In his 2008 release, Outliers, journalist Malcolm Gladwell introduced the notion that one has to spend 10,000 hours working at their craft before they can become a true master.
Now, even though the idea is catchy, and it’s a valid one indeed, there’s a lot to be said about the kind of work one has to put. It’s not just work-work, but it’s working towards mastery, a competitive and aggressive way of working towards bettering yourself day in and day out.
10,000 hours of that, and you’ll become so good they can’t ignore you.
But this is not why I am writing this article. I am writing because there’s a different kind of work that we must do in order to reach subconscious mastery of a certain skill, art, or craft.
10,000 hours of procrastination.
10,000 hours of fear and loathing in an ultra-competitive society that judges you harshly for any failed attempt.
10,000. Ten thousand.
Years of your life spent thinking about doing it, reading about doing it, making plans about doing it, daydreaming about the success you will enjoy as the result of you doing it.
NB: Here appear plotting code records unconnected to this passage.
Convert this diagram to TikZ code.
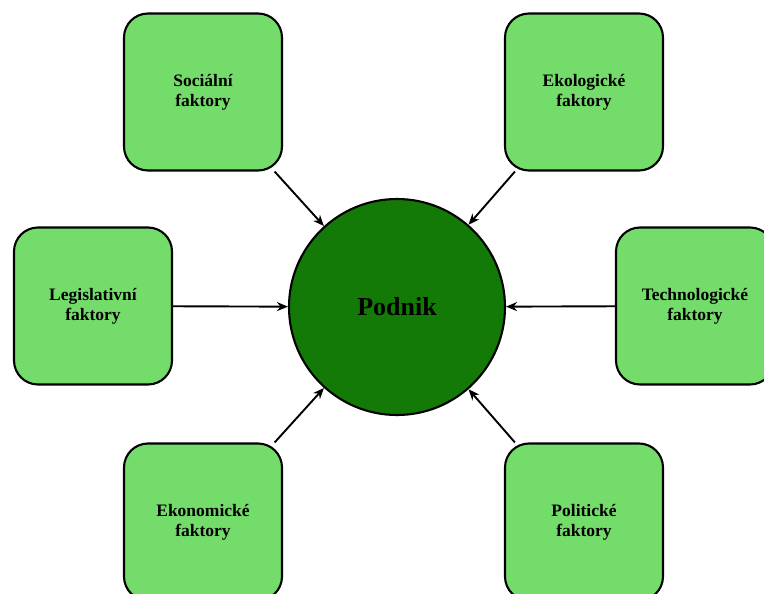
\documentclass[tikz,border=0pt]{standalone}
\usepackage{fontspec}
\setmainfont{Liberation Serif}
\usepackage{xcolor}
\usepackage{tikz}
\usetikzlibrary{arrows.meta}
\definecolor{faktorzelena}{RGB}{116,220,106}
\definecolor{podnikzelena}{RGB}{20,122,7}

\begin{document}
\begin{tikzpicture}[x=1pt, y=-1pt, >={Stealth[length=11pt,width=9pt]}, line width=2.1pt,
    faktor/.style={draw, fill=faktorzelena, rounded corners=24pt, minimum width=158pt,
        minimum height=157pt, align=center, font=\fontsize{17.5}{20}\selectfont\bfseries},
    sipka/.style={->, line width=1.9pt}]
    \clip (0,0) rectangle (764,594);
    \node[draw, circle, fill=podnikzelena, minimum size=216pt,
        font=\fontsize{26}{30}\selectfont\bfseries] (podnik) at (397,307) {Podnik};
    \node[faktor] (socialni) at (203,92) {Sociální\\faktory};
    \node[faktor] (ekologicke) at (584,92) {Ekologické\\faktory};
    \node[faktor] (legislativni) at (93,306) {Legislativní\\faktory};
    \node[faktor] (technologicke) at (695,306) {Technologické\\faktory};
    \node[faktor] (ekonomicke) at (203,522) {Ekonomické\\faktory};
    \node[faktor] (politicke) at (584,522) {Politické\\faktory};
    \draw[sipka] (socialni) -- (podnik);
    \draw[sipka] (ekologicke) -- (podnik);
    \draw[sipka] (legislativni) -- (podnik);
    \draw[sipka] (technologicke) -- (podnik);
    \draw[sipka] (ekonomicke) -- (podnik);
    \draw[sipka] (politicke) -- (podnik);
\end{tikzpicture}
\end{document}
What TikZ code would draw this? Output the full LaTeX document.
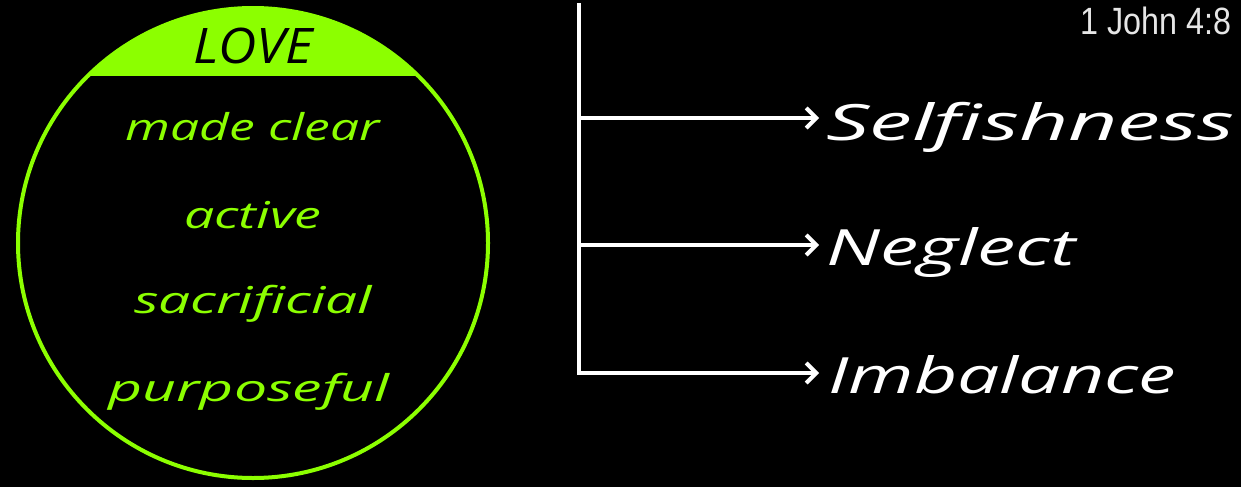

That’s a lot. It’s a lot of time spent listening to the inner critic, to all those who tell you that you can’t do it.
But that’s how you get to do it.
You “invest” years of your life. A bad investment, indeed, but that’s how you learn. You learn that if you keep following the advice of those who tell you that you can’t, you will crawl through life.
The road to mastery is paved with countless moments of doubt and hesitation.
Being brave means that you are afraid and do it anyways. Well, that takes time. A lot of it.
There’s a lot of self-talk involved. A lot of micro-decisions to be made.
In order to develop the daily habit of working on your craft, you have to first experience the negative side-effects of never working on your craft.
You have to develop the fear of missing out on the opportunity of becoming a master, you have to be close enough to a hopeless, dreamless future, so you can finally decide to do it, even though you’re scared out of your mind.
So, yeah, don’t worry about the 10,000 hours of work. That’s the easy part.
The 10,000 hours of procrastination are tricky. The hours you waste, because you’re afraid of failure, afraid of success, afraid of what your parents might have to say.
That’s what makes people quit. That’s what makes their minds go, “Abort mission, abort mission!”
It’s not easy to put in your 10,000 hours of procrastination. To sit on your couch, doing nothing, while there’s this whisper inside your brain, this voice of impending doom. It’s an anxiety-inducing feeling. It’s quite painful.
But that’s what you have to do. 10,000 hours of procrastination. Nothing more, nothing less.
10,000 hours of wishing you’d have the time, the energy, the resources, the right friends, to do it.
After you’ve spent that, you just kind of say, “fuck it!” and you just do it. Then putting 10,000 hours of work towards mastery becomes easy. It’s nothing compared to the constant gnawing sense of having had and lost the vision of being more than what you are right now.